# Exercise requirements
Extract the full listing below without altering a single character.

(begin)

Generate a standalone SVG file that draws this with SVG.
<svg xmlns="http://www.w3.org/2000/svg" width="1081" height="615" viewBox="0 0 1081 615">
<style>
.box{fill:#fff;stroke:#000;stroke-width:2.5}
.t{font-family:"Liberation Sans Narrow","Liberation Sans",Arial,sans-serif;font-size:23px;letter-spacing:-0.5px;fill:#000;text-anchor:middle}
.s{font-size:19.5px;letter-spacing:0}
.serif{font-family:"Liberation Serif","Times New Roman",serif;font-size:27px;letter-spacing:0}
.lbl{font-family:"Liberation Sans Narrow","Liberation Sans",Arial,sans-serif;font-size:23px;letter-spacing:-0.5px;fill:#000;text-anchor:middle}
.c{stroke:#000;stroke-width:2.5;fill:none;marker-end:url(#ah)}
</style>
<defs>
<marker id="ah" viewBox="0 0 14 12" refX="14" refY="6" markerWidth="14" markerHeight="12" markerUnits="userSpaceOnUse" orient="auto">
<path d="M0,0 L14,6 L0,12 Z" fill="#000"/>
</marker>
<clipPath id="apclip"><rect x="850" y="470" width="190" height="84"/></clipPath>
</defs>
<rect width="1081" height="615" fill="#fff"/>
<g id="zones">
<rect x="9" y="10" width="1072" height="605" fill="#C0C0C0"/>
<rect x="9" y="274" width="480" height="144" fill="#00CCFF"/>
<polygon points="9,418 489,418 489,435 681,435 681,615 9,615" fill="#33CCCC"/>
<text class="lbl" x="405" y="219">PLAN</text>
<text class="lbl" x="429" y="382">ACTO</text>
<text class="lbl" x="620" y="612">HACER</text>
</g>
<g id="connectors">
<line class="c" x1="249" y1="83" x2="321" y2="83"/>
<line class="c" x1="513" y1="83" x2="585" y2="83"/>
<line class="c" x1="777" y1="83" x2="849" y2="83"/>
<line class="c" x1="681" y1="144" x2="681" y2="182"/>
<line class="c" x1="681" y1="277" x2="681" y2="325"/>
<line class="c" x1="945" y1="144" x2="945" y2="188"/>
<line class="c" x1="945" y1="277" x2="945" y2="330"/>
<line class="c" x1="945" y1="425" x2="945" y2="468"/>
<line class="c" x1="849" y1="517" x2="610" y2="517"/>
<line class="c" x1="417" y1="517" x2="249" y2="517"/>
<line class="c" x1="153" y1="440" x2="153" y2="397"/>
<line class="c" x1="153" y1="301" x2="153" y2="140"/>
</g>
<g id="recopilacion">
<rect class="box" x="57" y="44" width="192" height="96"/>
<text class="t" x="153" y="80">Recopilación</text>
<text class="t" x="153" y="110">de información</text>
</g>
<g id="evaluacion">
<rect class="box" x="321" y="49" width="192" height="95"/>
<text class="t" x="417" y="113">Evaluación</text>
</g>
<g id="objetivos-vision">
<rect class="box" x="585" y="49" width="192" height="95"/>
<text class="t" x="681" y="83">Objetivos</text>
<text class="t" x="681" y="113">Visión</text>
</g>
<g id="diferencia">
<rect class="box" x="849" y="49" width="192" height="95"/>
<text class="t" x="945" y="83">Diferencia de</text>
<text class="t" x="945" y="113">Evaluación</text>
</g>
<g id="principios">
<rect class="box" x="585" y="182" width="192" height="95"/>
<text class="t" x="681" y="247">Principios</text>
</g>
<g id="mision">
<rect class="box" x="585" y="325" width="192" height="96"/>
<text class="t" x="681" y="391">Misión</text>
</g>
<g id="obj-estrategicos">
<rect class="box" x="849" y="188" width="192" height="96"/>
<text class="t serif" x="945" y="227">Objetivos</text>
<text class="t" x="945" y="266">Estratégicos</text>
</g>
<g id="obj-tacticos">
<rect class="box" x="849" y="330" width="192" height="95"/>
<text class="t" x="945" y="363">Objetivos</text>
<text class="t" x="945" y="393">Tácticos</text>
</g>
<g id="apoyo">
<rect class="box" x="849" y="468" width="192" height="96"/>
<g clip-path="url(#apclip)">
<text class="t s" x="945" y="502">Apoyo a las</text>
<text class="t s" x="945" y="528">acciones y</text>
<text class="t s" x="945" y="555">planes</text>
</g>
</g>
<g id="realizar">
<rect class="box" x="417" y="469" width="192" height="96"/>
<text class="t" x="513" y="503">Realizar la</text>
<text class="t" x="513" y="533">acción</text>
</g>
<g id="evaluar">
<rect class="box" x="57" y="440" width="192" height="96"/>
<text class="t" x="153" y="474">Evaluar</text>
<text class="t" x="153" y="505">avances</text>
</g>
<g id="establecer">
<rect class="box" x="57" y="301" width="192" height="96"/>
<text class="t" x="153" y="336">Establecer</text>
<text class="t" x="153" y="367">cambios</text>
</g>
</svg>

(end)

# Exercise result
Generate a standalone SVG file that draws this with SVG.
<svg xmlns="http://www.w3.org/2000/svg" width="1081" height="615" viewBox="0 0 1081 615">
<style>
.box{fill:#fff;stroke:#000;stroke-width:2.5}
.t{font-family:"Liberation Sans Narrow","Liberation Sans",Arial,sans-serif;font-size:23px;letter-spacing:-0.5px;fill:#000;text-anchor:middle}
.s{font-size:19.5px;letter-spacing:0}
.serif{font-family:"Liberation Serif","Times New Roman",serif;font-size:27px;letter-spacing:0}
.lbl{font-family:"Liberation Sans Narrow","Liberation Sans",Arial,sans-serif;font-size:23px;letter-spacing:-0.5px;fill:#000;text-anchor:middle}
.c{stroke:#000;stroke-width:2.5;fill:none;marker-end:url(#ah)}
</style>
<defs>
<marker id="ah" viewBox="0 0 14 12" refX="14" refY="6" markerWidth="14" markerHeight="12" markerUnits="userSpaceOnUse" orient="auto">
<path d="M0,0 L14,6 L0,12 Z" fill="#000"/>
</marker>
<clipPath id="apclip"><rect x="850" y="470" width="190" height="84"/></clipPath>
</defs>
<rect width="1081" height="615" fill="#fff"/>
<g id="zones">
<rect x="9" y="10" width="1072" height="605" fill="#C0C0C0"/>
<rect x="9" y="274" width="480" height="144" fill="#00CCFF"/>
<polygon points="9,418 489,418 489,435 681,435 681,615 9,615" fill="#33CCCC"/>
<text class="lbl" x="405" y="219">PLAN</text>
<text class="lbl" x="429" y="382">ACTO</text>
<text class="lbl" x="620" y="612">HACER</text>
</g>
<g id="connectors">
<line class="c" x1="249" y1="83" x2="321" y2="83"/>
<line class="c" x1="513" y1="83" x2="585" y2="83"/>
<line class="c" x1="777" y1="83" x2="849" y2="83"/>
<line class="c" x1="681" y1="144" x2="681" y2="182"/>
<line class="c" x1="681" y1="277" x2="681" y2="325"/>
<line class="c" x1="945" y1="144" x2="945" y2="188"/>
<line class="c" x1="945" y1="277" x2="945" y2="330"/>
<line class="c" x1="945" y1="425" x2="945" y2="468"/>
<line class="c" x1="849" y1="517" x2="610" y2="517"/>
<line class="c" x1="417" y1="517" x2="249" y2="517"/>
<line class="c" x1="153" y1="440" x2="153" y2="397"/>
<line class="c" x1="153" y1="301" x2="153" y2="140"/>
</g>
<g id="recopilacion">
<rect class="box" x="57" y="44" width="192" height="96"/>
<text class="t" x="153" y="80">Recopilación</text>
<text class="t" x="153" y="110">de información</text>
</g>
<g id="evaluacion">
<rect class="box" x="321" y="49" width="192" height="95"/>
<text class="t" x="417" y="113">Evaluación</text>
</g>
<g id="objetivos-vision">
<rect class="box" x="585" y="49" width="192" height="95"/>
<text class="t" x="681" y="83">Objetivos</text>
<text class="t" x="681" y="113">Visión</text>
</g>
<g id="diferencia">
<rect class="box" x="849" y="49" width="192" height="95"/>
<text class="t" x="945" y="83">Diferencia de</text>
<text class="t" x="945" y="113">Evaluación</text>
</g>
<g id="principios">
<rect class="box" x="585" y="182" width="192" height="95"/>
<text class="t" x="681" y="247">Principios</text>
</g>
<g id="mision">
<rect class="box" x="585" y="325" width="192" height="96"/>
<text class="t" x="681" y="391">Misión</text>
</g>
<g id="obj-estrategicos">
<rect class="box" x="849" y="188" width="192" height="96"/>
<text class="t serif" x="945" y="227">Objetivos</text>
<text class="t" x="945" y="266">Estratégicos</text>
</g>
<g id="obj-tacticos">
<rect class="box" x="849" y="330" width="192" height="95"/>
<text class="t" x="945" y="363">Objetivos</text>
<text class="t" x="945" y="393">Tácticos</text>
</g>
<g id="apoyo">
<rect class="box" x="849" y="468" width="192" height="96"/>
<g clip-path="url(#apclip)">
<text class="t s" x="945" y="502">Apoyo a las</text>
<text class="t s" x="945" y="528">acciones y</text>
<text class="t s" x="945" y="555">planes</text>
</g>
</g>
<g id="realizar">
<rect class="box" x="417" y="469" width="192" height="96"/>
<text class="t" x="513" y="503">Realizar la</text>
<text class="t" x="513" y="533">acción</text>
</g>
<g id="evaluar">
<rect class="box" x="57" y="440" width="192" height="96"/>
<text class="t" x="153" y="474">Evaluar</text>
<text class="t" x="153" y="505">avances</text>
</g>
<g id="establecer">
<rect class="box" x="57" y="301" width="192" height="96"/>
<text class="t" x="153" y="336">Establecer</text>
<text class="t" x="153" y="367">cambios</text>
</g>
</svg>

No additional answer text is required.